Born in Chiaravalle, Italy in 1870, Dr. Maria Montessori was a woman far ahead of her time. She was the first female to earn a medical degree in Italy in 1886. Through her medical practice, she had the opportunity to study young children. She concluded that children teach themselves based on what they find in their environment. With continued study of philosophy and psychology, she went on to develop the Montessori approach to early education. She opened the first Casa del Bambini (Children’s House) in 1907. Dr. Montessori believed that education is a preparation for life and not just a search for intellectual skills.
In a typical Montessori classroom, the directress acts as a guide. The children choose their work independently from activities of practical life, sensorial, math, writing and reading. Individual or group presentations of materials are then given as needed. The classroom population is organized in a three-year-span (three- to six-year-olds).
To prepare a child for life, the Montessori educator believes in the promise of each child. In order to develop his/her potential, the child must have meaningful activities to pursue and be involved in a community of respect for themselves and others. The directress ultimately individualizes each child’s education to meet their specific needs.
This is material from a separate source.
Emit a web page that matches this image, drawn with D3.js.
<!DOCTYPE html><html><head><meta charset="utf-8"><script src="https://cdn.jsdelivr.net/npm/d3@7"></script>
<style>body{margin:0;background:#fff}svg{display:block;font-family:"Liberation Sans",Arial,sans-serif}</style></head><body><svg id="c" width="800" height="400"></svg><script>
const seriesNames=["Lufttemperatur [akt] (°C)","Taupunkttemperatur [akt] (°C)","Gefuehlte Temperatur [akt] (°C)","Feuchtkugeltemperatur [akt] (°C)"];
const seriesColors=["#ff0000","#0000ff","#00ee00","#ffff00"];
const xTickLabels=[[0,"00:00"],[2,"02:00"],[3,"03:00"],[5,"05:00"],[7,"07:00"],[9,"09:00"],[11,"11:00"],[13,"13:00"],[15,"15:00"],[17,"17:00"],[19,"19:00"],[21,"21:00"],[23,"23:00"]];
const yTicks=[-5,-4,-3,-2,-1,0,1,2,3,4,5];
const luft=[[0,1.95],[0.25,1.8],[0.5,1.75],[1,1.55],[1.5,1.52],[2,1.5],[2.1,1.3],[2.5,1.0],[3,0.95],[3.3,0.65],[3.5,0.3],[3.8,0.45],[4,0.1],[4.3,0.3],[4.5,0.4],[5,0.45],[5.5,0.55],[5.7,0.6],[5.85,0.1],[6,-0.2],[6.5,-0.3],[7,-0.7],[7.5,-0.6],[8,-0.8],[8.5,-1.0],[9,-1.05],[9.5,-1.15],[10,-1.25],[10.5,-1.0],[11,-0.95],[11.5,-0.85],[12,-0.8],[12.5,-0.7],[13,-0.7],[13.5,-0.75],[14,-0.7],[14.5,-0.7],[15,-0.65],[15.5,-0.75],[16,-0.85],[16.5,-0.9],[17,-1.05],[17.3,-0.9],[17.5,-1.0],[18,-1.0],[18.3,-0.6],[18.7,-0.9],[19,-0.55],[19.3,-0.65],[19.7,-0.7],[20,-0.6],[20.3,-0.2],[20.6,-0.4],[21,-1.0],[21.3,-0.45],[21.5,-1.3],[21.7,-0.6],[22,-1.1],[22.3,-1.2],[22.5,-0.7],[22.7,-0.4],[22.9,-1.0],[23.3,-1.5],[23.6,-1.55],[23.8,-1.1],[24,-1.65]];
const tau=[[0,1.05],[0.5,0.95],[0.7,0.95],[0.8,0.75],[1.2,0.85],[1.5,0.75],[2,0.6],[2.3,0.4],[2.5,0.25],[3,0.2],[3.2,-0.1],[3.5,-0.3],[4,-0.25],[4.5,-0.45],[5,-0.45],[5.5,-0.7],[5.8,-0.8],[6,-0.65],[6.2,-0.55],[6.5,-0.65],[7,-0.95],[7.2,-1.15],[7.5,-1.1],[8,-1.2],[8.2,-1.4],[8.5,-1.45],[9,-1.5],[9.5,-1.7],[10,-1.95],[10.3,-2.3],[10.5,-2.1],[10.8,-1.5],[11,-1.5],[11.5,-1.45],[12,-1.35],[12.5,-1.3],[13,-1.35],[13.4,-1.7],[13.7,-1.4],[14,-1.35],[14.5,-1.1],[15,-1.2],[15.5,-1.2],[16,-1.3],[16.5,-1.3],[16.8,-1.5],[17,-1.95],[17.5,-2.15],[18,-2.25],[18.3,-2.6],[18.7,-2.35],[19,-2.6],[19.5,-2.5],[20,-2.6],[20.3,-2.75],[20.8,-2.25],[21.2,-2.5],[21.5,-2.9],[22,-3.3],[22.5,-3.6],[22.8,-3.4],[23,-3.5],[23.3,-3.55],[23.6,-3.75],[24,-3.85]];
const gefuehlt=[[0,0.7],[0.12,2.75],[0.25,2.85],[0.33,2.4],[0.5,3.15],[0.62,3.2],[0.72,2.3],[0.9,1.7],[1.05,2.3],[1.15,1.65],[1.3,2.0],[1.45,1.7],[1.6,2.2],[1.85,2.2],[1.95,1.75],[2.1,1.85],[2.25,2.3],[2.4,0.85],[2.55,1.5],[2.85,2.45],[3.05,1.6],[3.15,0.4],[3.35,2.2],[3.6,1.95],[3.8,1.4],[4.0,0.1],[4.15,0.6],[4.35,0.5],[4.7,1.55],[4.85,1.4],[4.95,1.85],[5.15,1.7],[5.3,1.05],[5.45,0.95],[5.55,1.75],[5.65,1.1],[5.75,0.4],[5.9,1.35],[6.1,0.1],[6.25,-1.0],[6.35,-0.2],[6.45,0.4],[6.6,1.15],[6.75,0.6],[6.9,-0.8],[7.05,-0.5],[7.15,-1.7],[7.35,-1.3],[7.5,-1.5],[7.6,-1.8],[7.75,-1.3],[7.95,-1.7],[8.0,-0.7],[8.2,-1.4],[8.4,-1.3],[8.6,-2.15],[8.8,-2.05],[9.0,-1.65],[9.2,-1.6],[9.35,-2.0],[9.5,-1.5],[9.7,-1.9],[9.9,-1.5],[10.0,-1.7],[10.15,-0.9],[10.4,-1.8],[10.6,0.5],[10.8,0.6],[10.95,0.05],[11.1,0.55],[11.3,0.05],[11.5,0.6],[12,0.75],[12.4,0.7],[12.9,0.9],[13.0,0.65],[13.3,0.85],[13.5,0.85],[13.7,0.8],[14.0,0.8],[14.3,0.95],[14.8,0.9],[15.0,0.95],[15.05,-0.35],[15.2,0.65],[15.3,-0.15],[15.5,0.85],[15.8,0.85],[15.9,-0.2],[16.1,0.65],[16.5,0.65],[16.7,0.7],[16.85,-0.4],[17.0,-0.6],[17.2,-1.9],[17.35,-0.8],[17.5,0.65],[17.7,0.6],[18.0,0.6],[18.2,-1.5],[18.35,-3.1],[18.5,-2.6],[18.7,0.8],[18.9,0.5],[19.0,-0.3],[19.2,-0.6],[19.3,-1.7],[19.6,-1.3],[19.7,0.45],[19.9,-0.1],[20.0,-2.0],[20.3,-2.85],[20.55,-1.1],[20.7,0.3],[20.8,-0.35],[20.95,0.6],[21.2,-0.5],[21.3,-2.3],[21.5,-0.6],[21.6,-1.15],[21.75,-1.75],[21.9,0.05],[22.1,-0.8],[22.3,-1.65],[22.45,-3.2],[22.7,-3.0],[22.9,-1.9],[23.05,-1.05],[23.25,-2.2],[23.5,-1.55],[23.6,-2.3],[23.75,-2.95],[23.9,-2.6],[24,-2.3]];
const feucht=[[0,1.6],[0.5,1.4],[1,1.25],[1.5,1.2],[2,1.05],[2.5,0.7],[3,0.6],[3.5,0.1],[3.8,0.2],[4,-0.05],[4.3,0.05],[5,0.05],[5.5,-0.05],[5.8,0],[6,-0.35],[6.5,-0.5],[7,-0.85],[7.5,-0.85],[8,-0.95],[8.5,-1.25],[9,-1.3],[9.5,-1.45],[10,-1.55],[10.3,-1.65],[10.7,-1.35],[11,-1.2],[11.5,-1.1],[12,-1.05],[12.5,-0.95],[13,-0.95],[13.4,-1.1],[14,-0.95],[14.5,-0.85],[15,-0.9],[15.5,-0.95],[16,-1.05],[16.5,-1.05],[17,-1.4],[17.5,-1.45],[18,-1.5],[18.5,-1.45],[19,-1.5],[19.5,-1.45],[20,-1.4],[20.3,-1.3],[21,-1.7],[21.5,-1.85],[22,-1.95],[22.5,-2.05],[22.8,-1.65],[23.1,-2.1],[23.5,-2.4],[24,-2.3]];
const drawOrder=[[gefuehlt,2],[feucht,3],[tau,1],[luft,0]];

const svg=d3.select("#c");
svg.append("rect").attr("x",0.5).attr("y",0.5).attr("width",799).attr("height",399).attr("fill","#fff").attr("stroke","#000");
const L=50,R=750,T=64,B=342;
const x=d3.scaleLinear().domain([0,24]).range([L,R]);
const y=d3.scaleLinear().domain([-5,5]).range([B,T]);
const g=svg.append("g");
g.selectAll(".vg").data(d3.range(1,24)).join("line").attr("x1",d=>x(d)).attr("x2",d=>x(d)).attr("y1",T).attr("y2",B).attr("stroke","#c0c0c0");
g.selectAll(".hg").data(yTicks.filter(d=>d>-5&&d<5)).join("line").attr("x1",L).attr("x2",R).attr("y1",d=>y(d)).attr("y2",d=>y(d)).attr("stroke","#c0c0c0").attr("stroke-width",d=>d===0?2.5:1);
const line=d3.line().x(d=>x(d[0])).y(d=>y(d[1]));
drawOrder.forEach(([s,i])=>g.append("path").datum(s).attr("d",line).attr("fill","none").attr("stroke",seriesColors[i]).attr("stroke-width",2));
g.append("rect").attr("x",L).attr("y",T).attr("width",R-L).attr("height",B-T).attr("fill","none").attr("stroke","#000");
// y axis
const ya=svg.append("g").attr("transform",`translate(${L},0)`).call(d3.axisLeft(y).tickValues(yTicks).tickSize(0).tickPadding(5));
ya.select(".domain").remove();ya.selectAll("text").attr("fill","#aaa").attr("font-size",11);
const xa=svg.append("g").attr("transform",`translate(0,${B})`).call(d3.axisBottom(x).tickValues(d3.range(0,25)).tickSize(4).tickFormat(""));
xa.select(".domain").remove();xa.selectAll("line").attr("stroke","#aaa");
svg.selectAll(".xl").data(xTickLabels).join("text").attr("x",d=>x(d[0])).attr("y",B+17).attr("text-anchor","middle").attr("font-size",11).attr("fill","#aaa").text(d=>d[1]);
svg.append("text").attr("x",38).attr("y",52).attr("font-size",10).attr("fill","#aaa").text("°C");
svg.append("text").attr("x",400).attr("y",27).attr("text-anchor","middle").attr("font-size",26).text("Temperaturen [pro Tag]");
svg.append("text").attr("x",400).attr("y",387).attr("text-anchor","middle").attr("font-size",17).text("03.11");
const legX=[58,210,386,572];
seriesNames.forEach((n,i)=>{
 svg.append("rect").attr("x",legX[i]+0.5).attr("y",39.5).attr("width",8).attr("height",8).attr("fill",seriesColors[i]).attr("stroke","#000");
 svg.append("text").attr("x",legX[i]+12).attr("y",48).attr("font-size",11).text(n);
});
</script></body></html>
While being challenged academically, the child has choices in the order in which they complete some tasks, leading to self-reliance and self-motivation. In the Montessori classroom, children learn by doing.
One of the most important outcomes of a Montessori education is teaching the child how to learn. Maria Montessori believed that the motivation for learning must come from within the child and when it does, a lifelong learner is born.
Human beings are born with a desire to know, the urge to explore and the need to master their environment. Therefore, the Montessori classroom is prepared to train the senses, stimulate curiosity and satisfy the child.
At Southwest Suburban Montessori, your child will be immersed in an environment designed to meet their needs and foster confidence and competence. The results of a Montessori education are simple: a confident, independent child who has developed self-discipline, knowledge and enthusiasm for learning.